**Stated task**
Images embedded in the records are excluded; print everything else exactly as given.

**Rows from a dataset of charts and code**
>>>
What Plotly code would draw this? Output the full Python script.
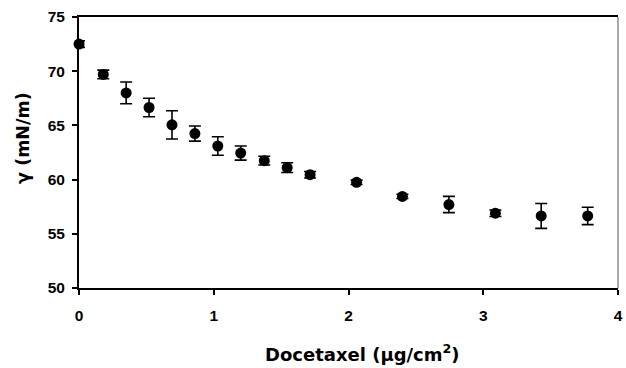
import plotly.graph_objects as go

docetaxel = [0.0, 0.18, 0.35, 0.52, 0.69, 0.86, 1.03, 1.20, 1.375, 1.545, 1.715, 2.06, 2.40, 2.745, 3.09, 3.43, 3.775]
gamma = [72.5, 69.7, 68.0, 66.65, 65.05, 64.25, 63.1, 62.45, 61.75, 61.1, 60.45, 59.75, 58.45, 57.7, 56.9, 56.65, 56.65]
gamma_err = [0.3, 0.4, 1.0, 0.85, 1.3, 0.7, 0.85, 0.65, 0.4, 0.45, 0.3, 0.2, 0.2, 0.75, 0.3, 1.15, 0.8]

x_ticks = [0, 1, 2, 3, 4]
y_ticks = [50, 55, 60, 65, 70, 75]
x_title = "<b>Docetaxel (μg/cm<sup>2</sup>)</b>"
y_title = "<b>γ (mN/m)</b>"

TICK_FONT = "Liberation Sans"
TITLE_FONT = "DejaVu Sans"

W, H = 626, 368
L, R, T, B = 78.5, 7.7, 16.7, 80.3

fig = go.Figure()
fig.add_trace(go.Scatter(
    x=docetaxel, y=gamma, mode="markers", cliponaxis=False,
    marker=dict(symbol="circle", size=11, color="black"),
    error_y=dict(type="data", array=gamma_err, visible=True,
                 color="black", thickness=1.6, width=6),
    showlegend=False,
))

pw = W - L - R
ph = H - T - B

fig.update_layout(
    width=W, height=H,
    margin=dict(l=L, r=R, t=T, b=B, autoexpand=False),
    paper_bgcolor="white", plot_bgcolor="white",
    font=dict(family=TICK_FONT, color="black", size=15),
    xaxis=dict(
        range=[0, 4], tickvals=x_ticks, ticktext=["<b>%d</b>" % v for v in x_ticks],
        showgrid=False, zeroline=False, automargin=False,
        showline=True, linecolor="black", linewidth=2, mirror=True,
        ticks="outside", ticklen=5, tickwidth=1.5, tickcolor="black",
        ticklabelstandoff=7, layer="below traces",
        tickfont=dict(size=15.5, family=TICK_FONT, color="black"),
    ),
    yaxis=dict(
        range=[50, 75], tickvals=y_ticks, ticktext=["<b>%d</b>" % v for v in y_ticks],
        showgrid=False, zeroline=False, automargin=False,
        showline=True, linecolor="black", linewidth=2,
        ticks="outside", ticklen=5, tickwidth=1.5, tickcolor="black",
        ticklabelstandoff=4, layer="below traces",
        tickfont=dict(size=15.5, family=TICK_FONT, color="black"),
    ),
    annotations=[
        dict(text=x_title, xref="paper", yref="paper",
             x=(362 - L) / pw, y=-(353 - (H - B)) / ph,
             xanchor="center", yanchor="middle", showarrow=False,
             font=dict(size=18, family=TITLE_FONT, color="black")),
        dict(text=y_title, xref="paper", yref="paper",
             x=(23 - L) / pw, y=1 - (138 - T) / ph,
             xanchor="center", yanchor="middle", showarrow=False, textangle=-90,
             font=dict(size=17.5, family=TITLE_FONT, color="black")),
    ],
    shapes=[dict(type="line", xref="paper", yref="paper", x0=1, x1=1, y0=0, y1=1,
                 line=dict(color="#555555", width=1))],
)

fig.write_html("out.html", config={"displayModeBar": False},
               post_script="document.body.style.margin='0px';")
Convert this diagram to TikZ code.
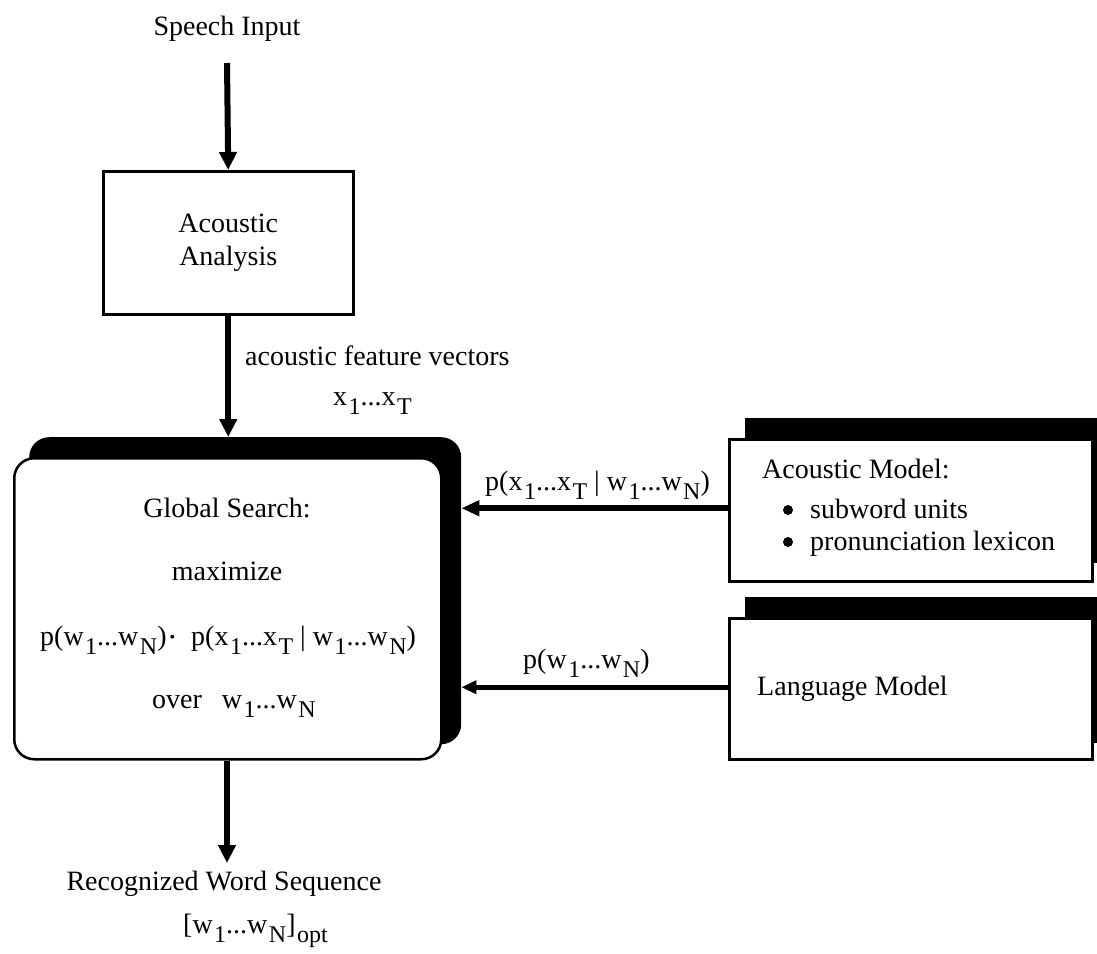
\documentclass[tikz,border=0pt]{standalone}
\usepackage{fontspec}
\setmainfont{Liberation Serif}
\usetikzlibrary{arrows.meta}
\newcommand{\sbx}[1]{\kern1.5pt\raisebox{-9pt}{\fontsize{24}{24}\selectfont #1}}
\newcommand{\dotop}{\raisebox{3pt}{\fontsize{16}{16}\selectfont •}}
\newcommand{\givenbar}{\kern7pt|\kern7pt}
\begin{document}
\begin{tikzpicture}[x=1pt,y=-1pt,
  txt/.style={font=\fontsize{28}{33}\selectfont, inner sep=0pt},
  plainbox/.style={draw=black, line width=2.5pt, fill=white, inner sep=0pt},
  shadowbox/.style={fill=black, draw=none, inner sep=0pt},
  bulletdot/.style={circle, fill=black, inner sep=0pt, minimum size=10pt},
  varr/.style={line width=6pt, -{Triangle[length=18pt,width=17pt]}},
  harr/.style={line width=6pt, -{Triangle[length=18pt,width=15pt]}},
  harrthin/.style={line width=4.5pt, -{Triangle[length=15pt,width=13pt]}}
]
\useasboundingbox (0,0) rectangle (1097,953);

% Speech input and acoustic analysis
\node[txt, anchor=base] (speech) at (227,35) {Speech Input};
\node[plainbox, minimum width=250pt, minimum height=143pt, anchor=north west,
      txt, align=center] (aa) at (102,170) {Acoustic\\Analysis};

% Global search
\node[shadowbox, rounded corners=20pt, minimum width=432pt, minimum height=307pt,
      anchor=north west] (gsShadow) at (29,437) {};
\node[plainbox, rounded corners=20pt, minimum width=427pt, minimum height=301pt,
      anchor=north west] (gs) at (13,457) {};
\node[txt, anchor=base] (gs1) at (227,517) {Global Search:};
\node[txt, anchor=base] (gs2) at (227,580) {maximize};
\node[txt, anchor=base west] (gs3) at (40,645)
  {p(w\sbx{1}...w\sbx{N})\kern3pt\dotop\kern16pt p(x\sbx{1}...x\sbx{T}\givenbar w\sbx{1}...w\sbx{N})};
\node[txt, anchor=base west] (gs4) at (152,708) {over\kern20pt w\sbx{1}...w\sbx{N}};

% Acoustic model
\node[shadowbox, minimum width=365pt, minimum height=145pt, anchor=north west]
  (amShadow) at (745,418) {};
\node[plainbox, minimum width=363pt, minimum height=142pt, anchor=north west]
  (am) at (728,438) {};
\node[txt, anchor=base west] (am1) at (762,478) {Acoustic Model:};
\node[bulletdot] (b1) at (788,510) {};
\node[txt, anchor=base west] (am2) at (810,518) {subword units};
\node[bulletdot] (b2) at (788,542) {};
\node[txt, anchor=base west] (am3) at (810,550) {pronunciation lexicon};

% Language model
\node[shadowbox, minimum width=365pt, minimum height=146pt, anchor=north west]
  (lmShadow) at (745,597) {};
\node[plainbox, minimum width=363pt, minimum height=141pt, anchor=north west]
  (lm) at (728,617) {};
\node[txt, anchor=base west] (lm1) at (757,695) {Language Model};

% Labels
\node[txt, anchor=base west] (fv) at (245,365) {acoustic feature vectors};
\node[txt, anchor=base west] (xs) at (333,405) {x\sbx{1}...x\sbx{T}};
\node[txt, anchor=base west] (amlab) at (485,490)
  {p(x\sbx{1}...x\sbx{T}\givenbar w\sbx{1}...w\sbx{N})};
\node[txt, anchor=base west] (lmlab) at (523,668) {p(w\sbx{1}...w\sbx{N})};

% Output
\node[txt, anchor=base] (rec) at (224,890) {Recognized Word Sequence};
\node[txt, anchor=base west] (recw) at (183,933) {[w\sbx{1}...w\sbx{N}]\sbx{opt}};

% Connectors
\coordinate (sIn) at (227,63);
\coordinate (sOut) at (227,863);
\draw[varr] (sIn) -- (aa.north);
\draw[varr] (aa.south) -- (aa.south |- gsShadow.north);
\draw[harr] ([yshift=2pt]am.west) -- ([yshift=2pt]am.west -| gsShadow.east);
\draw[harrthin] ([yshift=1.5pt]lm.west) -- ([yshift=1.5pt]lm.west -| gsShadow.east);
\draw[varr] (gs.south -| sIn) -- (sOut);
\end{tikzpicture}
\end{document}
<<<
**Task output**
What Plotly code would draw this? Output the full Python script.
import plotly.graph_objects as go

docetaxel = [0.0, 0.18, 0.35, 0.52, 0.69, 0.86, 1.03, 1.20, 1.375, 1.545, 1.715, 2.06, 2.40, 2.745, 3.09, 3.43, 3.775]
gamma = [72.5, 69.7, 68.0, 66.65, 65.05, 64.25, 63.1, 62.45, 61.75, 61.1, 60.45, 59.75, 58.45, 57.7, 56.9, 56.65, 56.65]
gamma_err = [0.3, 0.4, 1.0, 0.85, 1.3, 0.7, 0.85, 0.65, 0.4, 0.45, 0.3, 0.2, 0.2, 0.75, 0.3, 1.15, 0.8]

x_ticks = [0, 1, 2, 3, 4]
y_ticks = [50, 55, 60, 65, 70, 75]
x_title = "<b>Docetaxel (μg/cm<sup>2</sup>)</b>"
y_title = "<b>γ (mN/m)</b>"

TICK_FONT = "Liberation Sans"
TITLE_FONT = "DejaVu Sans"

W, H = 626, 368
L, R, T, B = 78.5, 7.7, 16.7, 80.3

fig = go.Figure()
fig.add_trace(go.Scatter(
    x=docetaxel, y=gamma, mode="markers", cliponaxis=False,
    marker=dict(symbol="circle", size=11, color="black"),
    error_y=dict(type="data", array=gamma_err, visible=True,
                 color="black", thickness=1.6, width=6),
    showlegend=False,
))

pw = W - L - R
ph = H - T - B

fig.update_layout(
    width=W, height=H,
    margin=dict(l=L, r=R, t=T, b=B, autoexpand=False),
    paper_bgcolor="white", plot_bgcolor="white",
    font=dict(family=TICK_FONT, color="black", size=15),
    xaxis=dict(
        range=[0, 4], tickvals=x_ticks, ticktext=["<b>%d</b>" % v for v in x_ticks],
        showgrid=False, zeroline=False, automargin=False,
        showline=True, linecolor="black", linewidth=2, mirror=True,
        ticks="outside", ticklen=5, tickwidth=1.5, tickcolor="black",
        ticklabelstandoff=7, layer="below traces",
        tickfont=dict(size=15.5, family=TICK_FONT, color="black"),
    ),
    yaxis=dict(
        range=[50, 75], tickvals=y_ticks, ticktext=["<b>%d</b>" % v for v in y_ticks],
        showgrid=False, zeroline=False, automargin=False,
        showline=True, linecolor="black", linewidth=2,
        ticks="outside", ticklen=5, tickwidth=1.5, tickcolor="black",
        ticklabelstandoff=4, layer="below traces",
        tickfont=dict(size=15.5, family=TICK_FONT, color="black"),
    ),
    annotations=[
        dict(text=x_title, xref="paper", yref="paper",
             x=(362 - L) / pw, y=-(353 - (H - B)) / ph,
             xanchor="center", yanchor="middle", showarrow=False,
             font=dict(size=18, family=TITLE_FONT, color="black")),
        dict(text=y_title, xref="paper", yref="paper",
             x=(23 - L) / pw, y=1 - (138 - T) / ph,
             xanchor="center", yanchor="middle", showarrow=False, textangle=-90,
             font=dict(size=17.5, family=TITLE_FONT, color="black")),
    ],
    shapes=[dict(type="line", xref="paper", yref="paper", x0=1, x1=1, y0=0, y1=1,
                 line=dict(color="#555555", width=1))],
)

fig.write_html("out.html", config={"displayModeBar": False},
               post_script="document.body.style.margin='0px';")
Convert this diagram to TikZ code.
\documentclass[tikz,border=0pt]{standalone}
\usepackage{fontspec}
\setmainfont{Liberation Serif}
\usetikzlibrary{arrows.meta}
\newcommand{\sbx}[1]{\kern1.5pt\raisebox{-9pt}{\fontsize{24}{24}\selectfont #1}}
\newcommand{\dotop}{\raisebox{3pt}{\fontsize{16}{16}\selectfont •}}
\newcommand{\givenbar}{\kern7pt|\kern7pt}
\begin{document}
\begin{tikzpicture}[x=1pt,y=-1pt,
  txt/.style={font=\fontsize{28}{33}\selectfont, inner sep=0pt},
  plainbox/.style={draw=black, line width=2.5pt, fill=white, inner sep=0pt},
  shadowbox/.style={fill=black, draw=none, inner sep=0pt},
  bulletdot/.style={circle, fill=black, inner sep=0pt, minimum size=10pt},
  varr/.style={line width=6pt, -{Triangle[length=18pt,width=17pt]}},
  harr/.style={line width=6pt, -{Triangle[length=18pt,width=15pt]}},
  harrthin/.style={line width=4.5pt, -{Triangle[length=15pt,width=13pt]}}
]
\useasboundingbox (0,0) rectangle (1097,953);

% Speech input and acoustic analysis
\node[txt, anchor=base] (speech) at (227,35) {Speech Input};
\node[plainbox, minimum width=250pt, minimum height=143pt, anchor=north west,
      txt, align=center] (aa) at (102,170) {Acoustic\\Analysis};

% Global search
\node[shadowbox, rounded corners=20pt, minimum width=432pt, minimum height=307pt,
      anchor=north west] (gsShadow) at (29,437) {};
\node[plainbox, rounded corners=20pt, minimum width=427pt, minimum height=301pt,
      anchor=north west] (gs) at (13,457) {};
\node[txt, anchor=base] (gs1) at (227,517) {Global Search:};
\node[txt, anchor=base] (gs2) at (227,580) {maximize};
\node[txt, anchor=base west] (gs3) at (40,645)
  {p(w\sbx{1}...w\sbx{N})\kern3pt\dotop\kern16pt p(x\sbx{1}...x\sbx{T}\givenbar w\sbx{1}...w\sbx{N})};
\node[txt, anchor=base west] (gs4) at (152,708) {over\kern20pt w\sbx{1}...w\sbx{N}};

% Acoustic model
\node[shadowbox, minimum width=365pt, minimum height=145pt, anchor=north west]
  (amShadow) at (745,418) {};
\node[plainbox, minimum width=363pt, minimum height=142pt, anchor=north west]
  (am) at (728,438) {};
\node[txt, anchor=base west] (am1) at (762,478) {Acoustic Model:};
\node[bulletdot] (b1) at (788,510) {};
\node[txt, anchor=base west] (am2) at (810,518) {subword units};
\node[bulletdot] (b2) at (788,542) {};
\node[txt, anchor=base west] (am3) at (810,550) {pronunciation lexicon};

% Language model
\node[shadowbox, minimum width=365pt, minimum height=146pt, anchor=north west]
  (lmShadow) at (745,597) {};
\node[plainbox, minimum width=363pt, minimum height=141pt, anchor=north west]
  (lm) at (728,617) {};
\node[txt, anchor=base west] (lm1) at (757,695) {Language Model};

% Labels
\node[txt, anchor=base west] (fv) at (245,365) {acoustic feature vectors};
\node[txt, anchor=base west] (xs) at (333,405) {x\sbx{1}...x\sbx{T}};
\node[txt, anchor=base west] (amlab) at (485,490)
  {p(x\sbx{1}...x\sbx{T}\givenbar w\sbx{1}...w\sbx{N})};
\node[txt, anchor=base west] (lmlab) at (523,668) {p(w\sbx{1}...w\sbx{N})};

% Output
\node[txt, anchor=base] (rec) at (224,890) {Recognized Word Sequence};
\node[txt, anchor=base west] (recw) at (183,933) {[w\sbx{1}...w\sbx{N}]\sbx{opt}};

% Connectors
\coordinate (sIn) at (227,63);
\coordinate (sOut) at (227,863);
\draw[varr] (sIn) -- (aa.north);
\draw[varr] (aa.south) -- (aa.south |- gsShadow.north);
\draw[harr] ([yshift=2pt]am.west) -- ([yshift=2pt]am.west -| gsShadow.east);
\draw[harrthin] ([yshift=1.5pt]lm.west) -- ([yshift=1.5pt]lm.west -| gsShadow.east);
\draw[varr] (gs.south -| sIn) -- (sOut);
\end{tikzpicture}
\end{document}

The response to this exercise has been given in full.